My memory tells me several months ago some ExxonMobil guy was ejected (but not dejected) with $400 million.  (Yup, it was Lee Raymond, and the link points to a New York Sun editorial covering this and other notable large corporate compensation packages.)  

I also read the ratio of salaries paid to top CEOs in England and Europe relative to average employee salary is approx. 17:1, where in the US it's 475:1.  

I happen to share my Leftist friends' dismay if not outrage at shareholders yielding so much loot to individuals with ballyhooed "executive talent."  If big corporations actually competed without state sanction and preference, we'd see more proportionality in the distribution of managerial ducats.

Don't get me wrong.  A person is entitled to whatever people are willing to voluntarily trade for what they do.  Tiger Woods and Bill Gates are worth every penny, even millionaire rappers get their money (mostly) honestly.  And none of it comes from me if I don't want.  Further, large fortunes don't sit in a shoebox doing nothing; Tiger and Bill have these things called "portfolios."  We all profit from productive savings and investment.

The answer to bunches of fat cats getting politicized payola certainly isn't to add another $1.25 per hour to a low-wage worker's paycheck through compulsory minimum wage laws (MWLs).  True conservatives are absolutely right on this:

a) If wage laws actually work, why be so stingy in raising
    the rate?  Give everyone a couple of hundred million
    dollars, just like the poobahs.  
b) For average businesses every dollar you make them pay
    their lowest-waged worker, means someone they can no
    longer hire.   It's not for nothing Walter Williams has called
    Minimum Wage the Black Teenage Unemployment Act.
c) Compulsory unions love MWLs because it further
    constrains companies to deal with them exclusively.  It
    removes a competitor from the labor pool.

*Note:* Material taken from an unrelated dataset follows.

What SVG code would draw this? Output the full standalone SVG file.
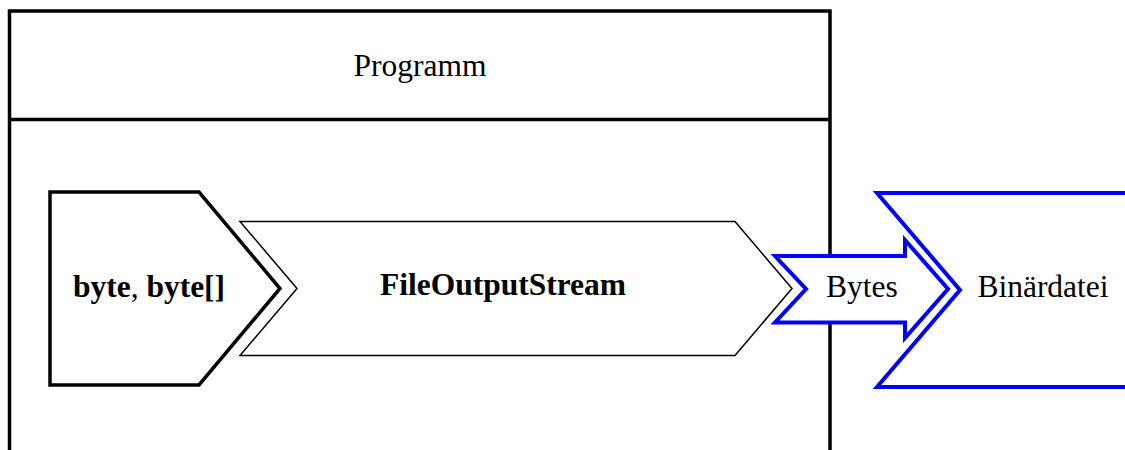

Humanitarian and economic arguments against MWLs are compelling.  One thing is certain—and I'm stating this for the primary benefit of my recalcitrant Leftist friends—MWLs violate the Sacred Nonaggression Principle.  (Like smoking bans and the Post Office, wage dictation is another area we can wisely get the government out of.  You guys will get the hang of the liberty argument eventually.)

But more to the point, two wrongs don't make a right.  In the modern US context, even more wrong is giving MWL priority over a) restoring civil liberties and b) removing and prosecuting the current administration for its blatant, documented crimes against humanity.

That's the reason you Democrats did so well in the midterm elections.  To neglect your responsibilities by frittering away time beating the dead horses of socialism is the height of moral and intellectual cowardice. 

Now is the time to step up and face down the tyranny of the Bushoviks.  Don't betray the people who put you in office to clean up the oil junta's Augean Stables.